**Given request**
Output the material exactly, but drop every image it holds.

**Recorded information**
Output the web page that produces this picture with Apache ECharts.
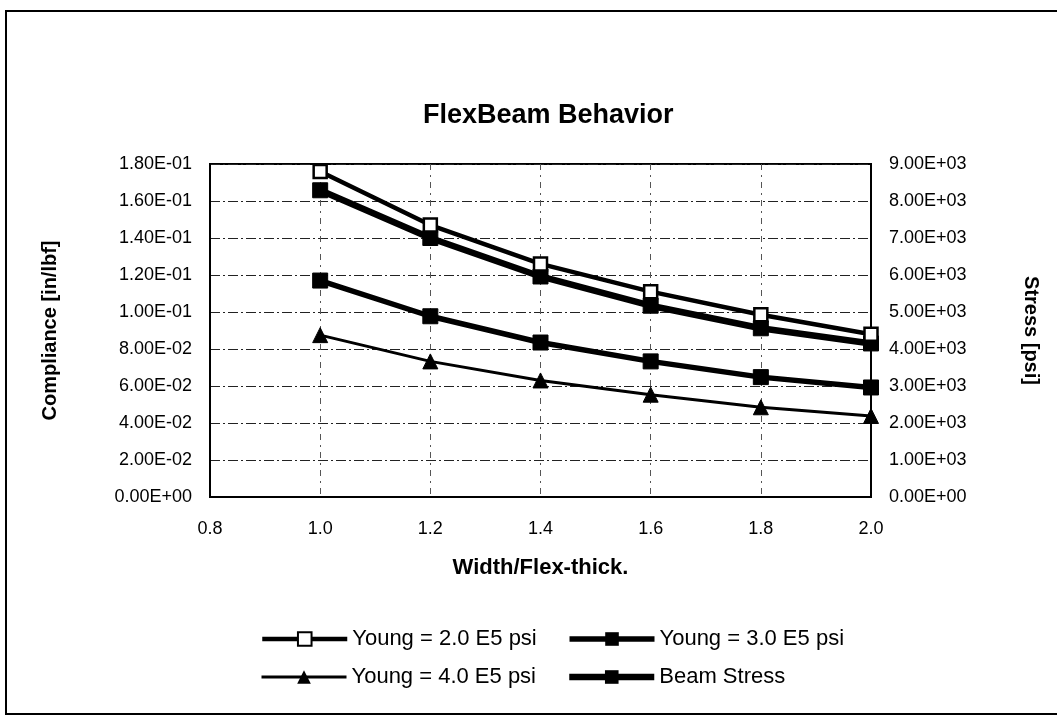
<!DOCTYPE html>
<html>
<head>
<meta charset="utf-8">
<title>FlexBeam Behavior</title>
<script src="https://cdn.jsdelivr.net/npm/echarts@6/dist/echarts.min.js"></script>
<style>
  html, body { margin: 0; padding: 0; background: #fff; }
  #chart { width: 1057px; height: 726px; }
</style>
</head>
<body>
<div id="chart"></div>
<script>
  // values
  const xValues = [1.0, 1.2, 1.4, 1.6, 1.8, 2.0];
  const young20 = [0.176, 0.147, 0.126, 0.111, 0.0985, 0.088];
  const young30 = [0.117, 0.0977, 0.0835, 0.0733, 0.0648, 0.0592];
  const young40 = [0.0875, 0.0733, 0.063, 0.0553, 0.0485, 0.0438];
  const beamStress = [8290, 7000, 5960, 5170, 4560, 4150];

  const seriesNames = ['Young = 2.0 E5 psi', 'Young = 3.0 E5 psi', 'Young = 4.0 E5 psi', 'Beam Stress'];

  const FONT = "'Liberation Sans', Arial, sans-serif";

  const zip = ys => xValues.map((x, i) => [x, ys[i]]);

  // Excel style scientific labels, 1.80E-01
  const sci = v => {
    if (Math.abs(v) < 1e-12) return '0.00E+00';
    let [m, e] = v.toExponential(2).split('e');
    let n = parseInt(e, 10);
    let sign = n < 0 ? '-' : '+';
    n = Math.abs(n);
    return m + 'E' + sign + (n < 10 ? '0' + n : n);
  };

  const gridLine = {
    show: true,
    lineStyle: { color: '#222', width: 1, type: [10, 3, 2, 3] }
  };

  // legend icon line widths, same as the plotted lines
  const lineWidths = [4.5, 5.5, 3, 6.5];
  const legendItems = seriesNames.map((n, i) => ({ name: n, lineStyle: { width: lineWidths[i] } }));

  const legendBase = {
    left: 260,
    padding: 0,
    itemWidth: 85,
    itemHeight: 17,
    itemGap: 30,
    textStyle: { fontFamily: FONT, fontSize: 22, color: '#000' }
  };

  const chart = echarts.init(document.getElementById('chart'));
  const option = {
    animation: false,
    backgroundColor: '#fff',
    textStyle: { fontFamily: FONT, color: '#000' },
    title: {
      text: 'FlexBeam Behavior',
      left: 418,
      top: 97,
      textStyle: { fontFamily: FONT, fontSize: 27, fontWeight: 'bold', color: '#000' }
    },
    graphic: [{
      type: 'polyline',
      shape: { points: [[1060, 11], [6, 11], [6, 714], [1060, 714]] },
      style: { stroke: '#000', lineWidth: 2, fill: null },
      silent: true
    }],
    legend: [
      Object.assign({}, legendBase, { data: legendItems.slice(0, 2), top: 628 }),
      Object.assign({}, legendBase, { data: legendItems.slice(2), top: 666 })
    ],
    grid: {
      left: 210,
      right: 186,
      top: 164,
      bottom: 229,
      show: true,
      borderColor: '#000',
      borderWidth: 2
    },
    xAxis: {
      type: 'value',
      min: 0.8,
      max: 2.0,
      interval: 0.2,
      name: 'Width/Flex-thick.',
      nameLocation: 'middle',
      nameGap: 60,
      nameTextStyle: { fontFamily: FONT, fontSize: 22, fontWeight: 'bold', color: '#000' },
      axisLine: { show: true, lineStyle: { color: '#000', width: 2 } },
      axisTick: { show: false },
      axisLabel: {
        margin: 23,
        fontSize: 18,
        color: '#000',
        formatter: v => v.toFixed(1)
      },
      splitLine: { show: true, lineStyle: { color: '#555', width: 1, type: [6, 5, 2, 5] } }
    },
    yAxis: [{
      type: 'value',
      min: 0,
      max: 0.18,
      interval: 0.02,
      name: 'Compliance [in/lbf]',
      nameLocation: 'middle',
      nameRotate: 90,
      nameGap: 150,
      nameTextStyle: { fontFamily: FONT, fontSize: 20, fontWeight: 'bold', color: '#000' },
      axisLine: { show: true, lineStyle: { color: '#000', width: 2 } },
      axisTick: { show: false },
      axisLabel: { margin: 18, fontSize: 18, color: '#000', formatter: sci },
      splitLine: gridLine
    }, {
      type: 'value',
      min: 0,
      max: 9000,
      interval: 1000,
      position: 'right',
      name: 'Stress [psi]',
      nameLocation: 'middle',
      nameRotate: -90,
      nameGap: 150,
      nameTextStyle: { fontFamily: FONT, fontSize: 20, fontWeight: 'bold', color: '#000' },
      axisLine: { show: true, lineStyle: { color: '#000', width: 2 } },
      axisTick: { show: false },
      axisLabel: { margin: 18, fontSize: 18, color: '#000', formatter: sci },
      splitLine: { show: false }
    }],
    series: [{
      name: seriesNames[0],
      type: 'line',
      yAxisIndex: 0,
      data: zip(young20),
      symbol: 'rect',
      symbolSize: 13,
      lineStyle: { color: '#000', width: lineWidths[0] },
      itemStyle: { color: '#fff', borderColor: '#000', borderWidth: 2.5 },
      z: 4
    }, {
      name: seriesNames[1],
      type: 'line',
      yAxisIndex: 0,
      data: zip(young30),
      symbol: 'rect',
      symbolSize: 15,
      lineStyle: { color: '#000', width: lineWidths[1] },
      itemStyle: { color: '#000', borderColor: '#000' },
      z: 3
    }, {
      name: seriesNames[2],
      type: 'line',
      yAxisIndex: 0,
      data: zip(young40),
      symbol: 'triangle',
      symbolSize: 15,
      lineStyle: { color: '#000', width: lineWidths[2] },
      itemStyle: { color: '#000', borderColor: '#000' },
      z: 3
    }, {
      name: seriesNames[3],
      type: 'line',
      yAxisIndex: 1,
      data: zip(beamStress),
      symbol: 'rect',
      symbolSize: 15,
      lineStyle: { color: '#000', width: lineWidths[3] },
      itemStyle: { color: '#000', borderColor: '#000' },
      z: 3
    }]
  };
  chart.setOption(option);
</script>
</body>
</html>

**Task result**
Output the web page that produces this picture with Apache ECharts.
<!DOCTYPE html>
<html>
<head>
<meta charset="utf-8">
<title>FlexBeam Behavior</title>
<script src="https://cdn.jsdelivr.net/npm/echarts@6/dist/echarts.min.js"></script>
<style>
  html, body { margin: 0; padding: 0; background: #fff; }
  #chart { width: 1057px; height: 726px; }
</style>
</head>
<body>
<div id="chart"></div>
<script>
  // values
  const xValues = [1.0, 1.2, 1.4, 1.6, 1.8, 2.0];
  const young20 = [0.176, 0.147, 0.126, 0.111, 0.0985, 0.088];
  const young30 = [0.117, 0.0977, 0.0835, 0.0733, 0.0648, 0.0592];
  const young40 = [0.0875, 0.0733, 0.063, 0.0553, 0.0485, 0.0438];
  const beamStress = [8290, 7000, 5960, 5170, 4560, 4150];

  const seriesNames = ['Young = 2.0 E5 psi', 'Young = 3.0 E5 psi', 'Young = 4.0 E5 psi', 'Beam Stress'];

  const FONT = "'Liberation Sans', Arial, sans-serif";

  const zip = ys => xValues.map((x, i) => [x, ys[i]]);

  // Excel style scientific labels, 1.80E-01
  const sci = v => {
    if (Math.abs(v) < 1e-12) return '0.00E+00';
    let [m, e] = v.toExponential(2).split('e');
    let n = parseInt(e, 10);
    let sign = n < 0 ? '-' : '+';
    n = Math.abs(n);
    return m + 'E' + sign + (n < 10 ? '0' + n : n);
  };

  const gridLine = {
    show: true,
    lineStyle: { color: '#222', width: 1, type: [10, 3, 2, 3] }
  };

  // legend icon line widths, same as the plotted lines
  const lineWidths = [4.5, 5.5, 3, 6.5];
  const legendItems = seriesNames.map((n, i) => ({ name: n, lineStyle: { width: lineWidths[i] } }));

  const legendBase = {
    left: 260,
    padding: 0,
    itemWidth: 85,
    itemHeight: 17,
    itemGap: 30,
    textStyle: { fontFamily: FONT, fontSize: 22, color: '#000' }
  };

  const chart = echarts.init(document.getElementById('chart'));
  const option = {
    animation: false,
    backgroundColor: '#fff',
    textStyle: { fontFamily: FONT, color: '#000' },
    title: {
      text: 'FlexBeam Behavior',
      left: 418,
      top: 97,
      textStyle: { fontFamily: FONT, fontSize: 27, fontWeight: 'bold', color: '#000' }
    },
    graphic: [{
      type: 'polyline',
      shape: { points: [[1060, 11], [6, 11], [6, 714], [1060, 714]] },
      style: { stroke: '#000', lineWidth: 2, fill: null },
      silent: true
    }],
    legend: [
      Object.assign({}, legendBase, { data: legendItems.slice(0, 2), top: 628 }),
      Object.assign({}, legendBase, { data: legendItems.slice(2), top: 666 })
    ],
    grid: {
      left: 210,
      right: 186,
      top: 164,
      bottom: 229,
      show: true,
      borderColor: '#000',
      borderWidth: 2
    },
    xAxis: {
      type: 'value',
      min: 0.8,
      max: 2.0,
      interval: 0.2,
      name: 'Width/Flex-thick.',
      nameLocation: 'middle',
      nameGap: 60,
      nameTextStyle: { fontFamily: FONT, fontSize: 22, fontWeight: 'bold', color: '#000' },
      axisLine: { show: true, lineStyle: { color: '#000', width: 2 } },
      axisTick: { show: false },
      axisLabel: {
        margin: 23,
        fontSize: 18,
        color: '#000',
        formatter: v => v.toFixed(1)
      },
      splitLine: { show: true, lineStyle: { color: '#555', width: 1, type: [6, 5, 2, 5] } }
    },
    yAxis: [{
      type: 'value',
      min: 0,
      max: 0.18,
      interval: 0.02,
      name: 'Compliance [in/lbf]',
      nameLocation: 'middle',
      nameRotate: 90,
      nameGap: 150,
      nameTextStyle: { fontFamily: FONT, fontSize: 20, fontWeight: 'bold', color: '#000' },
      axisLine: { show: true, lineStyle: { color: '#000', width: 2 } },
      axisTick: { show: false },
      axisLabel: { margin: 18, fontSize: 18, color: '#000', formatter: sci },
      splitLine: gridLine
    }, {
      type: 'value',
      min: 0,
      max: 9000,
      interval: 1000,
      position: 'right',
      name: 'Stress [psi]',
      nameLocation: 'middle',
      nameRotate: -90,
      nameGap: 150,
      nameTextStyle: { fontFamily: FONT, fontSize: 20, fontWeight: 'bold', color: '#000' },
      axisLine: { show: true, lineStyle: { color: '#000', width: 2 } },
      axisTick: { show: false },
      axisLabel: { margin: 18, fontSize: 18, color: '#000', formatter: sci },
      splitLine: { show: false }
    }],
    series: [{
      name: seriesNames[0],
      type: 'line',
      yAxisIndex: 0,
      data: zip(young20),
      symbol: 'rect',
      symbolSize: 13,
      lineStyle: { color: '#000', width: lineWidths[0] },
      itemStyle: { color: '#fff', borderColor: '#000', borderWidth: 2.5 },
      z: 4
    }, {
      name: seriesNames[1],
      type: 'line',
      yAxisIndex: 0,
      data: zip(young30),
      symbol: 'rect',
      symbolSize: 15,
      lineStyle: { color: '#000', width: lineWidths[1] },
      itemStyle: { color: '#000', borderColor: '#000' },
      z: 3
    }, {
      name: seriesNames[2],
      type: 'line',
      yAxisIndex: 0,
      data: zip(young40),
      symbol: 'triangle',
      symbolSize: 15,
      lineStyle: { color: '#000', width: lineWidths[2] },
      itemStyle: { color: '#000', borderColor: '#000' },
      z: 3
    }, {
      name: seriesNames[3],
      type: 'line',
      yAxisIndex: 1,
      data: zip(beamStress),
      symbol: 'rect',
      symbolSize: 15,
      lineStyle: { color: '#000', width: lineWidths[3] },
      itemStyle: { color: '#000', borderColor: '#000' },
      z: 3
    }]
  };
  chart.setOption(option);
</script>
</body>
</html>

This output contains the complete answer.